The fate of the book seems a win-less proposition: in the hands of either Jakub (Christopher Heyerdahl) or Stephen Boone (Steven McCarthy), the apocalyptic results are devastating, but hanging on to the book spells madness for Charles and a curse that will continue to plague his family. It can’t be destroyed, it can’t be safely gotten rid of, and he can’t keep it. Securing it to Mary Dennison is a temporary stop-gap measure, but doesn’t actually solve the problem. Charles’ reclamation of the book and the visions he saw when he touched it in “Der Vermis Mysteriis” were overwhelming and disorienting, and given the series’ previous negotiation of potential unreliably and the “legacy of madness” of the Boone family, I went back and forth between whether these visions were reality or nightmare, though this seems to be the truth.

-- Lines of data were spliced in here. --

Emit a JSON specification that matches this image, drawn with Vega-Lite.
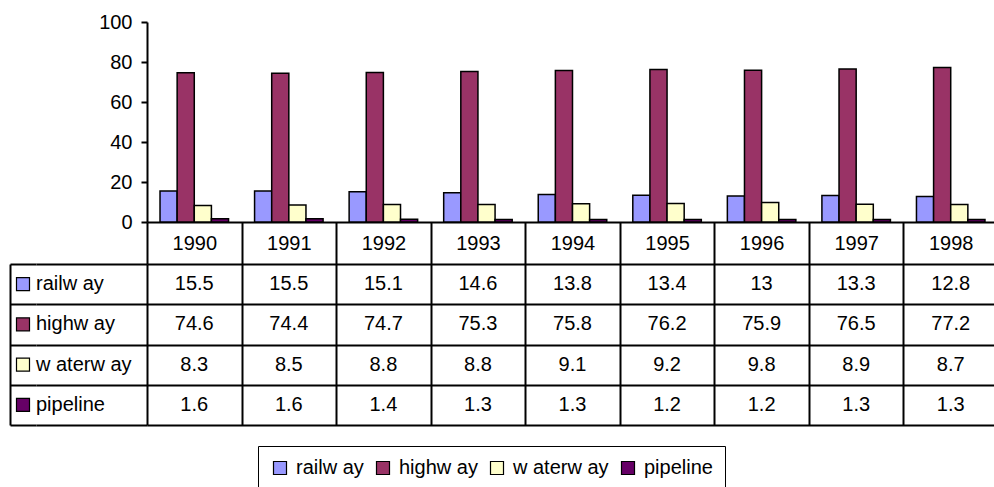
{
  "$schema": "https://vega.github.io/schema/vega-lite/v6.json",
  "padding": {"left": 10, "top": 12, "right": 0, "bottom": 0},
  "background": "white",
  "config": {
    "font": "Liberation Sans",
    "view": {"stroke": null},
    "axis": {"labelFont": "Liberation Sans", "labelFontSize": 20, "labelColor": "black"},
    "text": {"font": "Liberation Sans", "color": "black", "fontSize": 20}
  },
  "datasets": {
    "t": [
      {"year": "1990", "mode": "railw ay", "value": 15.5},
      {"year": "1991", "mode": "railw ay", "value": 15.5},
      {"year": "1992", "mode": "railw ay", "value": 15.1},
      {"year": "1993", "mode": "railw ay", "value": 14.6},
      {"year": "1994", "mode": "railw ay", "value": 13.8},
      {"year": "1995", "mode": "railw ay", "value": 13.4},
      {"year": "1996", "mode": "railw ay", "value": 13},
      {"year": "1997", "mode": "railw ay", "value": 13.3},
      {"year": "1998", "mode": "railw ay", "value": 12.8},
      {"year": "1990", "mode": "highw ay", "value": 74.6},
      {"year": "1991", "mode": "highw ay", "value": 74.4},
      {"year": "1992", "mode": "highw ay", "value": 74.7},
      {"year": "1993", "mode": "highw ay", "value": 75.3},
      {"year": "1994", "mode": "highw ay", "value": 75.8},
      {"year": "1995", "mode": "highw ay", "value": 76.2},
      {"year": "1996", "mode": "highw ay", "value": 75.9},
      {"year": "1997", "mode": "highw ay", "value": 76.5},
      {"year": "1998", "mode": "highw ay", "value": 77.2},
      {"year": "1990", "mode": "w aterw ay", "value": 8.3},
      {"year": "1991", "mode": "w aterw ay", "value": 8.5},
      {"year": "1992", "mode": "w aterw ay", "value": 8.8},
      {"year": "1993", "mode": "w aterw ay", "value": 8.8},
      {"year": "1994", "mode": "w aterw ay", "value": 9.1},
      {"year": "1995", "mode": "w aterw ay", "value": 9.2},
      {"year": "1996", "mode": "w aterw ay", "value": 9.8},
      {"year": "1997", "mode": "w aterw ay", "value": 8.9},
      {"year": "1998", "mode": "w aterw ay", "value": 8.7},
      {"year": "1990", "mode": "pipeline", "value": 1.6},
      {"year": "1991", "mode": "pipeline", "value": 1.6},
      {"year": "1992", "mode": "pipeline", "value": 1.4},
      {"year": "1993", "mode": "pipeline", "value": 1.3},
      {"year": "1994", "mode": "pipeline", "value": 1.3},
      {"year": "1995", "mode": "pipeline", "value": 1.2},
      {"year": "1996", "mode": "pipeline", "value": 1.2},
      {"year": "1997", "mode": "pipeline", "value": 1.3},
      {"year": "1998", "mode": "pipeline", "value": 1.3}
    ]
  },
  "data": {"name": "t"},
  "bounds": "flush",
  "columns": 3,
  "spacing": {"row": 42, "column": 0},
  "concat": [
    {
      "width": 26,
      "height": 200,
      "transform": [{"aggregate": [{"op": "count", "as": "n"}], "groupby": ["mode"]}],
      "mark": {"type": "text", "text": ""},
      "encoding": {}
    },
    {
      "width": 111,
      "height": 200,
      "transform": [{"aggregate": [{"op": "count", "as": "n"}], "groupby": ["mode"]}],
      "mark": {"type": "text", "text": ""},
      "encoding": {}
    },
    {
      "width": 851,
      "height": 200,
      "mark": {"type": "bar", "stroke": "black", "strokeWidth": 1.5},
      "encoding": {
        "x": {
          "field": "year", "type": "nominal",
          "scale": {"paddingInner": 0, "paddingOuter": 0},
          "axis": {
            "title": null, "labelAngle": 0,
            "domainColor": "black", "domainWidth": 2,
            "tickColor": "black", "tickWidth": 2, "tickSize": 42, "tickBand": "extent",
            "labelPadding": -21, "labelBaseline": "middle"
          }
        },
        "xOffset": {
          "field": "mode", "type": "nominal",
          "sort": ["railw ay", "highw ay", "w aterw ay", "pipeline"],
          "scale": {"paddingOuter": 0.76, "paddingInner": 0}
        },
        "y": {
          "field": "value", "type": "quantitative",
          "scale": {"domain": [0, 100], "nice": false},
          "axis": {
            "title": null, "values": [0, 20, 40, 60, 80, 100], "grid": false,
            "domainColor": "black", "domainWidth": 2,
            "tickColor": "black", "tickWidth": 2, "tickSize": 6, "labelPadding": 9
          }
        },
        "color": {
          "field": "mode", "type": "nominal",
          "sort": ["railw ay", "highw ay", "w aterw ay", "pipeline"],
          "scale": {
            "domain": ["railw ay", "highw ay", "w aterw ay", "pipeline"],
            "range": ["#9999FF", "#993366", "#FFFFCC", "#660066"]
          },
          "legend": {
            "orient": "none", "legendX": 248, "legendY": 424,
            "direction": "horizontal", "title": null,
            "symbolType": "square", "symbolSize": 169,
            "symbolStrokeColor": "black", "symbolStrokeWidth": 1.2,
            "labelFontSize": 20, "labelFont": "Liberation Sans", "labelColor": "black",
            "labelOffset": 6, "columnPadding": 9, "padding": 12,
            "strokeColor": "black", "fillColor": "white"
          }
        }
      }
    },
    {
      "width": 26,
      "height": 161,
      "transform": [{"aggregate": [{"op": "count", "as": "n"}], "groupby": ["mode"]}],
      "mark": {"type": "point", "shape": "square", "filled": true, "size": 169, "stroke": "black", "strokeWidth": 1.2, "opacity": 1},
      "encoding": {
        "y": {
          "field": "mode", "type": "nominal",
          "sort": ["railw ay", "highw ay", "w aterw ay", "pipeline"],
          "scale": {"type": "band", "paddingInner": 0, "paddingOuter": 0},
          "axis": {
            "title": null, "labels": false, "ticks": false,
            "domain": true, "domainColor": "black", "domainWidth": 2,
            "grid": true, "gridColor": "black", "gridWidth": 2, "gridOpacity": 1, "tickBand": "extent"
          }
        },
        "color": {
          "field": "mode", "type": "nominal",
          "sort": ["railw ay", "highw ay", "w aterw ay", "pipeline"]
        }
      }
    },
    {
      "width": 111,
      "height": 161,
      "transform": [{"aggregate": [{"op": "count", "as": "n"}], "groupby": ["mode"]}],
      "mark": {"type": "text", "align": "left", "baseline": "middle", "fontSize": 20},
      "encoding": {
        "x": {"datum": 0, "type": "quantitative", "scale": {"domain": [0, 1]}, "axis": null},
        "y": {
          "field": "mode", "type": "nominal",
          "sort": ["railw ay", "highw ay", "w aterw ay", "pipeline"],
          "scale": {"type": "band", "paddingInner": 0, "paddingOuter": 0},
          "axis": {
            "title": null, "labels": false, "ticks": false, "domain": false,
            "grid": true, "gridColor": "black", "gridWidth": 2, "gridOpacity": 1, "tickBand": "extent"
          }
        },
        "text": {"field": "mode", "type": "nominal"}
      }
    },
    {
      "width": 851,
      "height": 161,
      "mark": {"type": "text", "baseline": "middle", "fontSize": 20},
      "encoding": {
        "x": {
          "field": "year", "type": "nominal",
          "scale": {"type": "band", "paddingInner": 0, "paddingOuter": 0},
          "axis": {
            "title": null, "labels": false, "ticks": false, "domain": false, "orient": "top",
            "grid": true, "gridColor": "black", "gridWidth": 2, "gridOpacity": 1, "tickBand": "extent"
          }
        },
        "y": {
          "field": "mode", "type": "nominal",
          "sort": ["railw ay", "highw ay", "w aterw ay", "pipeline"],
          "scale": {"type": "band", "paddingInner": 0, "paddingOuter": 0},
          "axis": {
            "title": null, "labels": false, "ticks": false, "domain": false,
            "grid": true, "gridColor": "black", "gridWidth": 2, "gridOpacity": 1, "tickBand": "extent"
          }
        },
        "text": {"field": "value", "type": "nominal"}
      }
    }
  ]
}
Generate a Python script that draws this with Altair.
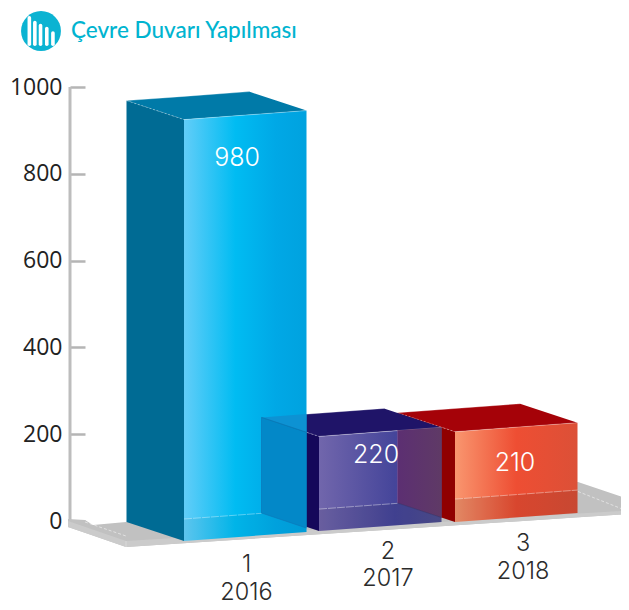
import altair as alt
import pandas as pd

# ---- data ----
title_text = "Çevre Duvarı Yapılması"
category_numbers = ["1", "2", "3"]
years = ["2016", "2017", "2018"]
values = [980, 220, 210]
value_labels = ["980", "220", "210"]
y_ticks = [0, 200, 400, 600, 800, 1000]
icon_bar_tops = [11.7, 16.7, 20, 23.3, 28.3]

# ---- layout ----
W, H = 613, 598
AXIS_K = 0.434          # px per unit on the axis
BAR_K = 0.43            # px per unit on the bars (perspective)
ZERO_PY = 521


def v(py):
    return (ZERO_PY - py) / AXIS_K


X_SCALE = alt.Scale(domain=[8, 8 + W], range=[0, W], nice=False, zero=False)
Y_SCALE = alt.Scale(domain=[v(8 + H), v(8)], range=[H, 0], nice=False, zero=False)
AXIS = alt.Axis(
    orient="right",
    offset=70 - 8 - W,
    values=y_ticks,
    format="d",
    domain=False,
    grid=False,
    title=None,
    tickSize=15,
    tickWidth=2.5,
    tickColor="#b5b5b5",
    labelAlign="right",
    labelBaseline="middle",
    labelPadding=-23,
    labelFont="Open Sans",
    labelFontSize=23,
    labelColor="#222222",
    labelOverlap=False,
    labelFlush=False,
)
X = alt.X("x:Q", scale=X_SCALE, axis=None)
Y = alt.Y("y:Q", scale=Y_SCALE, axis=AXIS, stack=None)
Y2 = alt.Y2("y2:Q")

layers = []


def hgrad(*stops):
    return alt.LinearGradient(
        gradient="linear", x1=0, x2=1, y1=0, y2=0,
        stops=[alt.GradientStop(offset=o, color=c) for o, c in stops],
    )


def face(points, fill, opacity=1.0):
    xs = sorted({p[0] for p in points})
    rows = []
    n = len(points)
    for x in xs:
        ys = []
        for i in range(n):
            (x1, y1), (x2, y2) = points[i], points[(i + 1) % n]
            if min(x1, x2) <= x <= max(x1, x2):
                if x1 == x2:
                    ys += [y1, y2]
                else:
                    ys.append(y1 + (y2 - y1) * (x - x1) / (x2 - x1))
        rows.append({"x": x, "y": v(min(ys)), "y2": v(max(ys))})
    layers.append(
        alt.Chart(pd.DataFrame(rows))
        .mark_area(color=fill, opacity=opacity, orient="vertical", interpolate="linear")
        .encode(x=X, y=Y, y2=Y2)
    )


def edge(p, q, color="#ffffff", width=1.0, opacity=0.45, dash=None):
    kw = dict(color=color, strokeWidth=width, opacity=opacity)
    if dash:
        kw["strokeDash"] = dash
    layers.append(
        alt.Chart(pd.DataFrame([{"x": p[0], "y": v(p[1]), "x2": q[0], "y2": v(q[1])}]))
        .mark_rule(**kw)
        .encode(x=X, y=Y, x2=alt.X2("x2:Q"), y2=Y2)
    )


# bar geometry
FRONT_X = [184, 319, 455]
BASE_Y = [541, 531, 522]
BW, BS = 122.5, -9.0
DX, DY = -57.5, -19.0
SIDE_COL = ["#006b94", "#15085a", "#900000"]
TOP_COL = ["#007aa8", "#1f1468", "#a50208"]
FRONT_COL = [
    hgrad((0, "#62cdf8"), (0.42, "#00bcf2"), (0.75, "#00a8e6"), (1, "#00a2df")),
    hgrad((0, "#7166ac"), (0.62, "#45459a"), (1, "#4f4f90")),
    hgrad((0, "#f9966f"), (0.5, "#ee4e33"), (1, "#dc5037")),
]


def box(i):
    fx, by = FRONT_X[i], BASE_Y[i]
    h = values[i] * BAR_K
    return dict(
        fl_b=(fx, by), fr_b=(fx + BW, by + BS),
        fl_t=(fx, by - h), fr_t=(fx + BW, by + BS - h),
        bl_b=(fx + DX, by + DY), bl_t=(fx + DX, by + DY - h),
        br_t=(fx + BW + DX, by + BS + DY - h),
    )


def back_line(x):
    return 519 + BS / BW * (x - 184)


def draw_box(i):
    b = box(i)
    face([b["bl_t"], b["fl_t"], b["fl_b"], b["bl_b"]], SIDE_COL[i])
    face([b["bl_t"], b["br_t"], b["fr_t"], b["fl_t"]], TOP_COL[i])
    face([b["fl_t"], b["fr_t"], b["fr_b"], b["fl_b"]], FRONT_COL[i])
    edge(b["bl_t"], b["fl_t"], opacity=0.35, dash=[2, 2])
    edge(b["bl_t"], b["br_t"], opacity=0.3)
    edge(b["fl_t"], b["fr_t"], opacity=0.3)


# ---- axis line ----
axis_df = pd.DataFrame({"x": [70], "y": [y_ticks[0]], "y2": [y_ticks[-1]]})
layers.append(
    alt.Chart(axis_df)
    .mark_rule(color="#bdbdbd", strokeWidth=3)
    .encode(x=X, y=Y, y2=Y2)
)

# ---- floor ----
FLOOR = "#c1c1c1"
R = 8 + W
face([(68, 519), (85, 520), (93, 525), (578, 482), (R, 496.5), (R, 514.5), (126, 547), (68, 527)], FLOOR)
face([(68, 521), (126, 541), (R, 511), (R, 514.5), (126, 547), (68, 527)], "#cbcbcb")
edge((85, 522), (126, 536), opacity=0.5, dash=[3, 2])
edge((578, 491.5), (R, 508.5), opacity=0.5, dash=[3, 2])
edge((126, 541), (126, 547), opacity=0.3)

# ---- bars, back to front ----
draw_box(2)
b3 = box(2)
face([b3["fl_b"], b3["fr_b"], (b3["fr_b"][0], back_line(b3["fr_b"][0])), (b3["fl_b"][0], back_line(b3["fl_b"][0]))], "#000000", 0.09)
edge((455, back_line(455)), (577.5, back_line(577.5)), opacity=0.4, dash=[8, 1])

draw_box(1)
b2 = box(1)
face([(319, back_line(319)), (397.5, back_line(397.5)), (441.5, 517.5), b2["fr_b"], b2["fl_b"]], "#000000", 0.07)
edge((319, back_line(319)), (397.5, back_line(397.5)), opacity=0.4, dash=[8, 1])
# red side seen through the purple front
face([(397.5, 430.6), (441.5, 427.4), (441.5, 517.5), (397.5, 503)],
     hgrad((0, "#5c2f72"), (1, "#5f3a66")))
edge((397.5, 430.6), (397.5, 503), color="#8a5fa0", opacity=0.4)
edge((397.5, 503), (441.5, 517.5), color="#333366", opacity=0.5)

draw_box(0)
b1 = box(0)
face([(184, back_line(184)), (261.5, back_line(261.5)), (306.5, 528), b1["fr_b"], b1["fl_b"]], "#000000", 0.04)
edge((184, back_line(184)), (261.5, back_line(261.5)), opacity=0.35, dash=[8, 1])

# bar 2 side and top seen through the blue front
face([(261.5, 417.4), (306.5, 432.3), (306.5, 528), (261.5, 513)], "#0388c8")
face([(261.5, 417.4), (306.5, 414.1), (306.5, 432.3)], "#0d92d3")
edge((261.5, 417.4), (306.5, 432.3), color="#0b6ca8", opacity=0.7)
edge((261.5, 417.4), (261.5, 513), color="#0b78b8", opacity=0.7)
edge((261.5, 513), (306.5, 528), color="#0b78b8", opacity=0.7)

# ---- value labels ----
layers.append(
    alt.Chart(pd.DataFrame({"x": [237, 376, 515], "y": [v(158), v(455), v(463)], "t": value_labels}))
    .mark_text(font="Inter", fontSize=25, fontWeight=300, color="#ffffff", align="center", baseline="middle")
    .encode(x=X, y=Y, text="t:N")
)

# ---- category labels ----
cat_x = [246.5, 388, 523]
for txts, ys in ((category_numbers, [565, 552, 544]), (years, [593, 579, 572])):
    layers.append(
        alt.Chart(pd.DataFrame({"x": cat_x, "y": [v(p) for p in ys], "t": txts}))
        .mark_text(font="Inter", fontSize=23.5, fontWeight=300, color="#2b2b2b", align="center", baseline="middle")
        .encode(x=X, y=Y, text="t:N")
    )

# ---- title icon (kept inside the drawing area, whose top is at 8px) ----
ICON_R, ICON_CX, ICON_CY = 22.5, 41, 31
ICON_F = ICON_R / 24.5
layers.append(
    alt.Chart(pd.DataFrame({"x": [ICON_CX], "y": [v(ICON_CY)]}))
    .mark_circle(size=3.1416 * ICON_R ** 2, color="#0bb3d2", opacity=1)
    .encode(x=X, y=Y)
)
icon_x = [ICON_CX + (x - 41) * ICON_F for x in [28.3, 34.3, 40.5, 47.3, 54]]
layers.append(
    alt.Chart(pd.DataFrame({
        "x": icon_x,
        "y": [v(ICON_CY + (t - 26) * ICON_F) for t in icon_bar_tops],
        "y2": [v(ICON_CY + (40.5 - 26) * ICON_F)] * 5,
    }))
    .mark_rule(color="#ffffff", strokeWidth=3.6, strokeCap="round")
    .encode(x=X, y=Y, y2=Y2)
)

# ---- title text ----
layers.append(
    alt.Chart(pd.DataFrame({"x": [71], "y": [v(38)], "t": [title_text]}))
    .mark_text(font="Lato", fontSize=22.5, fontWeight=500, color="#00b4d0", align="left", baseline="alphabetic")
    .encode(x=X, y=Y, text="t:N")
)

chart = alt.layer(*layers).properties(
    width=W,
    height=H,
    padding=0,
    autosize=alt.AutoSizeParams(type="none"),
).configure_view(stroke=None)

chart.save("out.html", embed_options={"renderer": "svg", "actions": False})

And then, again, there’s Loa. I’m still holding on to hope for Loa, not that she’ll be restored to her family (which seems impossible) but that she will resist her new nature, subvert expectations, and prove to be a hero. I keep thinking back to Charles’s wife reassuring him in the first episode that “you are not your father,” and wondering if this belief in the innate goodness of those we love could still apply to Loa as well: she’s a vampire, but perhaps she is not entirely defined by that monstrous transformation. Stephen clearly mourned his daughter Marcella’s (Acadia Colan) death, which happened after he had been transformed, which seems to indicate that at least some love remains post-transformation. The Boone women also seem stronger, less affected by the curse that drives their male family members mad. Loa protected Tane (Ian Ho) during the attack on Chapelwaite and kept him safe (though she was also manipulating him to get the book). And given that there’s a family history of vampirism with the Boones, maybe they are simply affected differently by the transformation, having built up a kind of resistance to losing themselves in their new vampire identities. I could be grasping at straws here and setting myself up for more heartbreak in the final two episodes, but I’m not giving up on Loa yet.